Mas a internet também possui economias não monetizadas, em que as pessoas compartilham bens sem qualquer perspectiva de pagamento por isso. Pelo menos sem esperar o retorno em dinheiro. É um negócio movido por atenção e reputação.
“O Facebook e o MySpace têm ‘amigos’. O eBay tem classificados de vendedores e compradores. O Twitter tem ‘seguidores’, o Slashdot tem o ‘carma’ e assim por diante. Em cada caso, as pessoas podem acumular capital de reputação e transformá-lo em atenção. Cabe a cada um descobrir como converter isso em dinheiro, se for desejado.” O problema, como qualquer blogueiro bem sabe, é que o caminho da capitalização é muito mais árduo no terreno na web. Por esta razão, para a maioria das pessoas que escrevem em blogs e wikis ou compartilham conhecimento técnico em sites e fóruns, o único retorno esperado é a atenção do público e a conseqüente reputação.
Ponto fraco
Nem tudo, porém, são vantagens em se tratando do Grátis. Além do argumento econômico, Anderson expõe o argumento psicológico, que é a sedução que as coisas gratuitas exercem sobre as pessoas, algo que os publicitários do século passado já sabiam. O autor cita um experimento com chocolates relatado por Dan Ariely no livro Previsivelmente irracional. A pesquisa envolvia a escolha entre duas marcas de chocolates por um grupo de voluntários: uma de boa e outra de qualidade mediana, por preços diferentes. Na primeira rodada, os grupos preferiram a guloseima de melhor qualidade, mesmo que ela custasse alguns centavos a mais. Na segunda parte do experimento, os produtos tiveram a mesma porcentagem de redução, só que, com isso, o chocolate mais popular passou a custar $ 0. O resultado? Os voluntários preferiram o chocolate servido de graça.

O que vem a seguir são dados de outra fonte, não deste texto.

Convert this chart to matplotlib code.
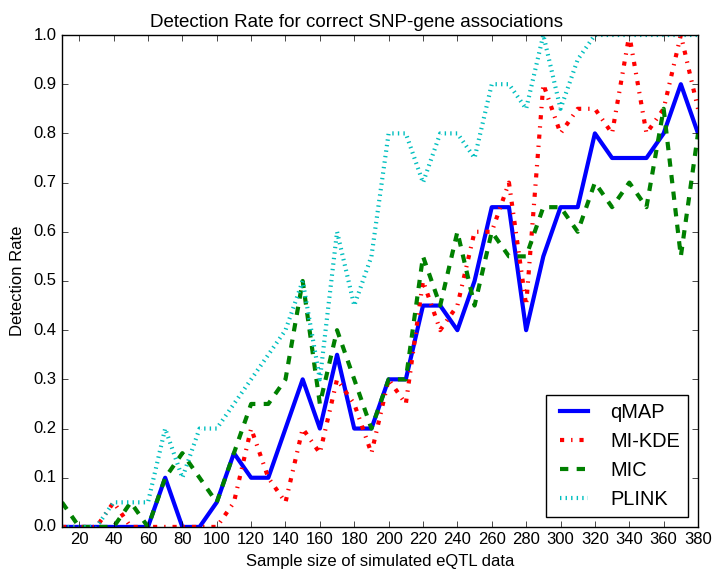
import matplotlib
matplotlib.use("Agg")
import matplotlib.pyplot as plt

# sample sizes (x) and detection rates
sample_sizes = [10, 20, 30, 40, 50, 60, 70, 80, 90, 100,
                110, 120, 130, 140, 150, 160, 170, 180, 190, 200,
                210, 220, 230, 240, 250, 260, 270, 280, 290, 300,
                310, 320, 330, 340, 350, 360, 370, 380]

qmap = [0, 0, 0, 0, 0, 0, 0.1, 0, 0, 0.05,
        0.15, 0.1, 0.1, 0.2, 0.3, 0.2, 0.35, 0.2, 0.2, 0.3,
        0.3, 0.45, 0.45, 0.4, 0.5, 0.65, 0.65, 0.4, 0.55, 0.65,
        0.65, 0.8, 0.75, 0.75, 0.75, 0.8, 0.9, 0.8]

mi_kde = [0, 0, 0, 0.05, 0, 0, 0, 0, 0, 0,
          0.05, 0.2, 0.1, 0.05, 0.2, 0.15, 0.3, 0.25, 0.15, 0.3,
          0.25, 0.5, 0.4, 0.45, 0.6, 0.6, 0.7, 0.45, 0.9, 0.8,
          0.85, 0.85, 0.8, 1.0, 0.8, 0.85, 1.0, 0.85]

mic = [0.05, 0, 0, 0, 0.05, 0, 0.1, 0.15, 0.1, 0.05,
       0.15, 0.25, 0.25, 0.3, 0.5, 0.25, 0.4, 0.3, 0.2, 0.3,
       0.3, 0.55, 0.45, 0.6, 0.45, 0.6, 0.55, 0.55, 0.65, 0.65,
       0.6, 0.7, 0.65, 0.7, 0.65, 0.85, 0.55, 0.8]

plink = [0, 0, 0, 0.05, 0.05, 0.05, 0.2, 0.1, 0.2, 0.2,
         0.25, 0.3, 0.35, 0.4, 0.5, 0.3, 0.6, 0.45, 0.55, 0.8,
         0.8, 0.7, 0.8, 0.8, 0.75, 0.9, 0.9, 0.85, 1.0, 0.85,
         0.95, 1.0, 1.0, 1.0, 1.0, 1.0, 1.0, 1.0]

x_ticks = [20, 40, 60, 80, 100, 120, 140, 160, 180, 200,
           220, 240, 260, 280, 300, 320, 340, 360, 380]
y_ticks = [0.0, 0.1, 0.2, 0.3, 0.4, 0.5, 0.6, 0.7, 0.8, 0.9, 1.0]

plt.style.use("classic")
plt.rcParams["font.family"] = ["Liberation Sans", "DejaVu Sans"]
plt.rcParams["font.size"] = 12

fig = plt.figure(figsize=(7.13, 5.74), dpi=100, facecolor="white")
ax = fig.add_axes([0.087, 0.082, 0.892, 0.857])

ax.plot(sample_sizes, qmap, color="b", linestyle="-", linewidth=3, label="qMAP")
ax.plot(sample_sizes, mi_kde, color="r", linestyle="-.", linewidth=3, label="MI-KDE")
ax.plot(sample_sizes, mic, color="g", linestyle="--", linewidth=3, label="MIC")
ax.plot(sample_sizes, plink, color="c", linestyle=":", linewidth=3, label="PLINK")

ax.set_xlim(10, 380)
ax.set_ylim(0, 1)
ax.set_xticks(x_ticks)
ax.set_yticks(y_ticks)
ax.set_yticklabels(["%.1f" % v for v in y_ticks])

# titelen står midt på figuren, ikke midt over aksene
fig.text(0.5, 0.953, "Detection Rate for correct SNP-gene associations",
         ha="center", va="baseline", fontsize=13.5)
ax.set_xlabel("Sample size of simulated eQTL data")
ax.set_ylabel("Detection Rate", labelpad=6)
ax.legend(loc="lower right", fontsize=14.4)

fig.savefig("out.png", dpi=100, facecolor="white")
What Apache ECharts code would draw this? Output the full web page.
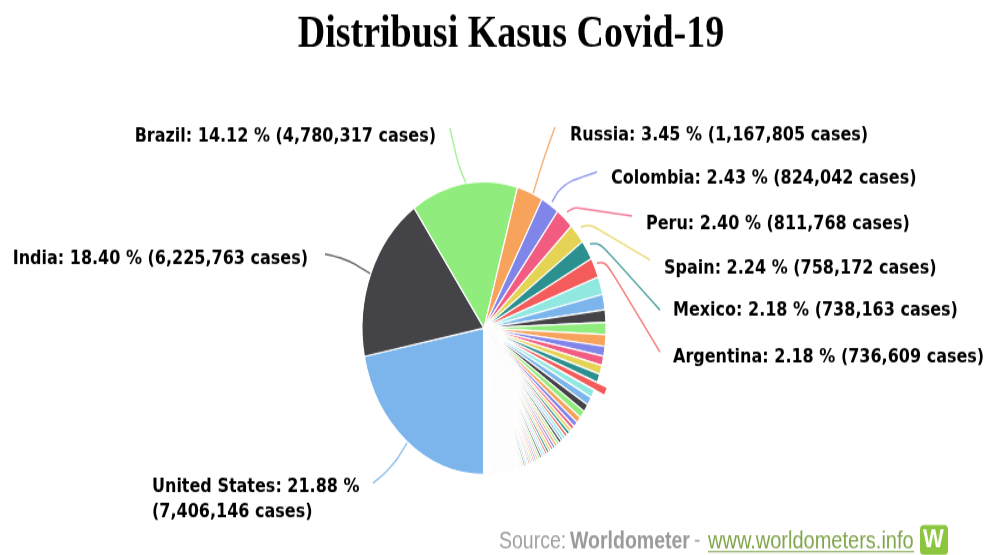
<!DOCTYPE html>
<html>
<head>
<meta charset="utf-8">
<style>
html,body{margin:0;padding:0;background:#fff;overflow:hidden;width:987px;height:555px}
#main{width:987px;height:463px;transform:scaleY(1.2);transform-origin:0 0}
</style>
<script src="https://cdn.jsdelivr.net/npm/echarts@6/dist/echarts.min.js"></script>
</head>
<body>
<div id="main"></div>
<script>
const labelledCountries = ["United States","India","Brazil","Russia","Colombia","Peru","Spain","Mexico","Argentina"];
const labelledPercents = ["21.88","18.40","14.12","3.45","2.43","2.40","2.24","2.18","2.18"];
const labelledCases = [7406146,6225763,4780317,1167805,824042,811768,758172,738163,736609];
const midCountries = ["South Africa","France","Chile","Iran","United Kingdom","Bangladesh","Iraq","Saudi Arabia","Turkey","Pakistan"];
const midCases = [672572,577505,461300,453637,439013,362043,353566,333648,315845,312806];
const tailCases = [309870,307288,287421,278722,234000,197000,153000,134000,133000,126000,
125000,115000,114000,113000,112000,111000,108000,104000,103000,97000,
92000,90000,90000,87000,85000,83000,77000,77000,73000,73000,
73000,72000,72000,69000,62000,58000,57000,56000,52000,51000,
50000,49000,46000,46000,45000,43000,40000,39000,38000,36000,
33000,33000,30000,28000,27000,26000,25000,24000,23000,22000,
21400,20500,20100,19300,19000,18700,18000,17400,17000,16500,
16200,15500,15100,14400,14000,13600,13000,12800,12500,12200,
12000,11700,11400,11000,10800,10500,10200,10000,9800,9600,
9400,9200,9000,8800,8600,8400,8200,8000,7800,7600,
7400,7200,7000,6800,6600,6400,6200,6000,5800,5600,
5400,5200,5000,4800,4600,4400,4200,4000,3800,3600,
3400,3200,3000,2900,2800,2700,2600,2500,2400,2300,
2200,2100,2000,1900,1800,1700,1600,1500,1400,1300,
1200,1100,1000,900,800,700,600,500,400,300];
const palette = ["#7cb5ec","#434348","#90ed7d","#f7a35c","#8085e9","#f15c80","#e4d354","#2b908f","#f45b5b","#91e8e1"];
const titleText = "Distribusi Kasus Covid-19";
const highlighted = "Pakistan";

const Y = 1 / 1.2; // page is stretched vertically by 1.2
// label anchor and connector per country, in page pixels
const labelPlaces = {
  "Brazil":{x:436,y:137,align:"right",line:[[466,183],[458,165],[450,128]]},
  "India":{x:308,y:259,align:"right",line:[[371,274],[345,258],[325,254]]},
  "United States":{x:152,y:500,align:"left",line:[[407,443],[392,468],[373,483]]},
  "Russia":{x:570,y:135,align:"left",line:[[533,194],[543,160],[555,127]]},
  "Colombia":{x:611,y:179,align:"left",line:[[552,202],[562,184],[597,172]]},
  "Peru":{x:646,y:224,align:"left",line:[[567,212],[574,207],[632,216]]},
  "Spain":{x:664,y:269,align:"left",line:[[581,227],[590,224],[650,260]]},
  "Mexico":{x:673,y:311,align:"left",line:[[590,244],[600,243],[660,310]]},
  "Argentina":{x:673,y:358,align:"left",line:[[597,263],[606,262],[660,352]]}
};

const names = labelledCountries.concat(midCountries, tailCases.map((_, i) => "Country " + (i + 20)));
const values = labelledCases.concat(midCases, tailCases);

const seriesData = names.map((name, i) => {
  const isLabelled = i < labelledCountries.length;
  return {
    name, value: values[i],
    selected: name === highlighted,
    label: {show: isLabelled},
    labelLine: {show: isLabelled}
  };
});

const chart = echarts.init(document.getElementById("main"), null, {renderer: "canvas", width: 987, height: 463});
chart.setOption({
  animation: false,
  color: palette,
  backgroundColor: "#fff",
  title: {
    text: titleText, left: 506, top: 5, textAlign: "center",
    textStyle: {fontFamily: "Liberation Serif", fontWeight: "bold", fontSize: 38, color: "#000"}
  },
  series: [{
    type: "pie",
    center: [484, 328 * Y],
    radius: [0, 122],
    startAngle: 270,
    clockwise: true,
    avoidLabelOverlap: false,
    selectedMode: "single",
    selectedOffset: 11,
    emphasis: {disabled: true},
    itemStyle: {borderColor: "#fff", borderWidth: 1.2},
    label: {
      position: "outside",
      fontFamily: "DejaVu Sans", fontWeight: "bold", fontSize: 16, color: "#000", lineHeight: 21,
      formatter: p => {
        const base = p.name + ": " + labelledPercents[p.dataIndex] + " %";
        const cases = "(" + p.value.toLocaleString("en-US") + " cases)";
        return p.name === "United States" ? base + "\n" + cases : base + " " + cases;
      }
    },
    labelLine: {show: true, smooth: 0.4, lineStyle: {width: 1.5, opacity: 0.8}},
    labelLayout: p => {
      const place = labelPlaces[names[p.dataIndex]];
      if (!place) return {};
      return {
        x: place.x, y: place.y * Y,
        align: place.align, verticalAlign: "middle",
        labelLinePoints: place.line.map(q => [q[0], q[1] * Y])
      };
    },
    data: seriesData
  }],
  graphic: [
    {type: "text", left: 499, top: 531 * Y - 1, silent: true,
     style: {text: "Source:", fontFamily: "Liberation Sans", fontSize: 19.5, fill: "#a0a0a0"}},
    {type: "text", left: 570, top: 531 * Y - 1, silent: true,
     style: {text: "Worldometer", fontFamily: "Liberation Sans", fontWeight: "bold", fontSize: 19.5, fill: "#9a9a9a"}},
    {type: "text", left: 694, top: 531 * Y - 1, silent: true,
     style: {text: "-", fontFamily: "Liberation Sans", fontSize: 19, fill: "#a0a0a0"}},
    {type: "text", left: 708, top: 531 * Y - 1, silent: true,
     style: {text: "www.worldometers.info", fontFamily: "Liberation Sans", fontSize: 20, fill: "#7fa64a"}},
    {type: "rect", silent: true, shape: {x: 708, y: 551 * Y, width: 206, height: 1}, style: {fill: "#7fa64a"}},
    {type: "rect", silent: true, shape: {x: 920, y: 525 * Y, width: 28, height: 30 * Y, r: 4}, style: {fill: "#8cc63f"}},
    {type: "text", left: 923, top: 527 * Y, silent: true,
     style: {text: "W", fontFamily: "Liberation Sans", fontWeight: "bold", fontSize: 22, fill: "#fff"}}
  ]
});
</script>
</body>
</html>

Por outro lado, diz Anderson, nem sempre dar uma coisa de graça é vantajoso, principalmente quando antes era vendido. Para o ser humano, algo de graça pode significar algo sem valor ou de valor menor que o mesmo produto pago.
Esse é o trade-off do Grátis: o Grátis é a melhor forma de maximizar o alcance de algum produto ou serviço, mas, se não for isso o que você está tentando fazer, pode ter efeitos contraproducentes. Como qualquer outra ferramenta poderosa, o Grátis deve ser utilizado com cautela, pois pode provocar mais danos do que benefícios.
Mesmo assim, o que prevalece em Free é uma versão auto-ajuda sobre o futuro gratuito da economia. É esse também o problema do livro. A primeira tese — de que é possível e mais inteligente lucrar com o Grátis do que tentar impedir seu avanço — é bem fundamentada, apesar de pouco inovadora para os nativos da cibercultura. Já a segunda tese, de que o Grátis nos tornará ricos e irá dominar a economia do futuro, é apenas um chute. Diz o guru: “As pessoas que compreendem o novo Grátis dominarão os mercados de amanhã e abalarão os mercados de hoje — na verdade, elas já estão fazendo isso”.
Existe um descompasso entre dois extremos representados, de um lado, pelo bilionário Google, e de outro, pelo YouTube, que pertence à mesma empresa mas que não gera um centavo de lucro. E Anderson é honesto o suficiente para admitir que a economia digital, hoje, é uma mistura de Pago com Grátis (mais honesto do que foi ao plagiar a Wikipedia em trechos de Free). Em resumo, o oráculo não funciona tão bem para descrever algo que ainda está em movimento. Fica parecendo mais uma idéia à venda pelos marketeiros da Era Digital.